We must look for the deep truths in the bible. We must look for the truth that makes our faith tingle – and where the biblical narrative speaks of oppression of other nations, of women, of the poor, of the close but unwelcome relatives of Israel – where the bible speaks of this oppression, we must acknowledge it and move on, knowing where we have come from but letting faith in the living God tingle and tremble within us. When the bible is used, as it has been used, to justify racism, slavery, homophobia, we must challenge these views by listening to the deeper truths that we find in scripture. The God who sets people from from oppression and fear.

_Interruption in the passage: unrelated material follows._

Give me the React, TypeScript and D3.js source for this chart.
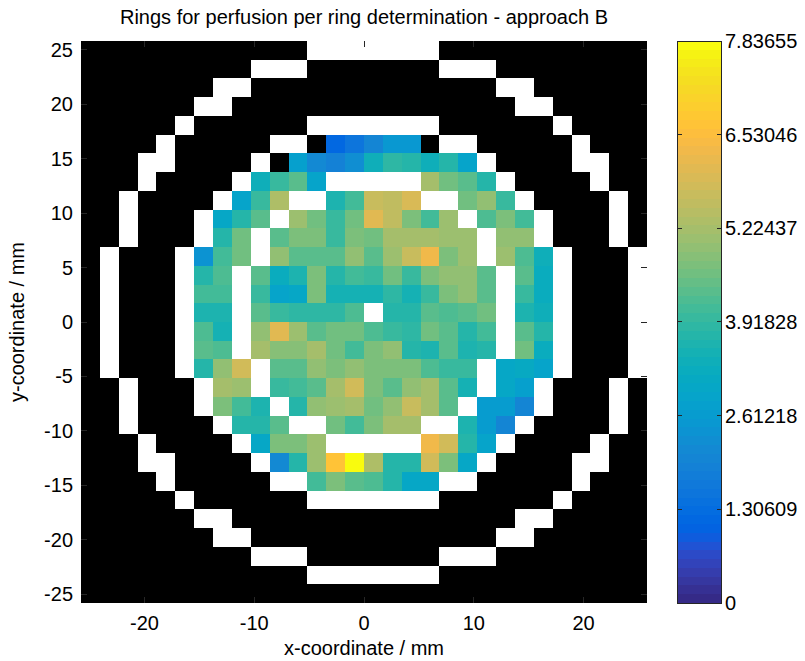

There are some deep truths in the stories of the bible which will help us to think about the conflict in Palestine/Israel and troubles in the church alike. Some of them come from the strange book of Genesis itself.

Here are three to begin with:

  • God sides with the underdog
  • We can learn how to deal with troublesome brothers by wrestling God.
  • Justice will come in the end.

Firstly, God sides with the underdog – I’ve already said something about that already. God is already committed to those who seem to have no power.

Secondly, we can learn how to deal with that troublesome brother by wrestling with God. In a few weeks time, on the Sunday when Gene Robinson is with us, we will read the story of Jacob wrestling with God rather than fighting his brother. Wrestling with God and saying, “I will not let you go until you bless me”. There is a deep truth to that that is important. There is no conflict which is not spiritual – especially in the places such as the middle east or the Anglican communion where conflict seems endless.

And finally, remember that justice does come in the end. You don’t need to believe in heaven or hell to know that. Just to sit and be conscious of the world at large with hope in your heart.

We need courage, hope and justice to make sense of a world which is hard to live in sometimes. Inspired by the scriptures, let us commit ourselves to pray for the brothers Isaac and Ishmael – the Israeli and the Arab today, and of all God’s children divided by rivalry, jealousy and fear. Let us pray and keep praying, until God’s kingdom comes.

Amen

Comments

  1. Rosemary says

    And after Jacob has wrestled with God, he meets the brother he has wronged, and says: ‘Seeing your face is like seeing the face of God.’ He knows whose face he has seen as he wrestled.

  2. Hi Kelvin,

    Would it be possible for you to include somewhere in the sermons on your blog the scriptural reference for that sunday? Or can you direct me to a site that would give these details?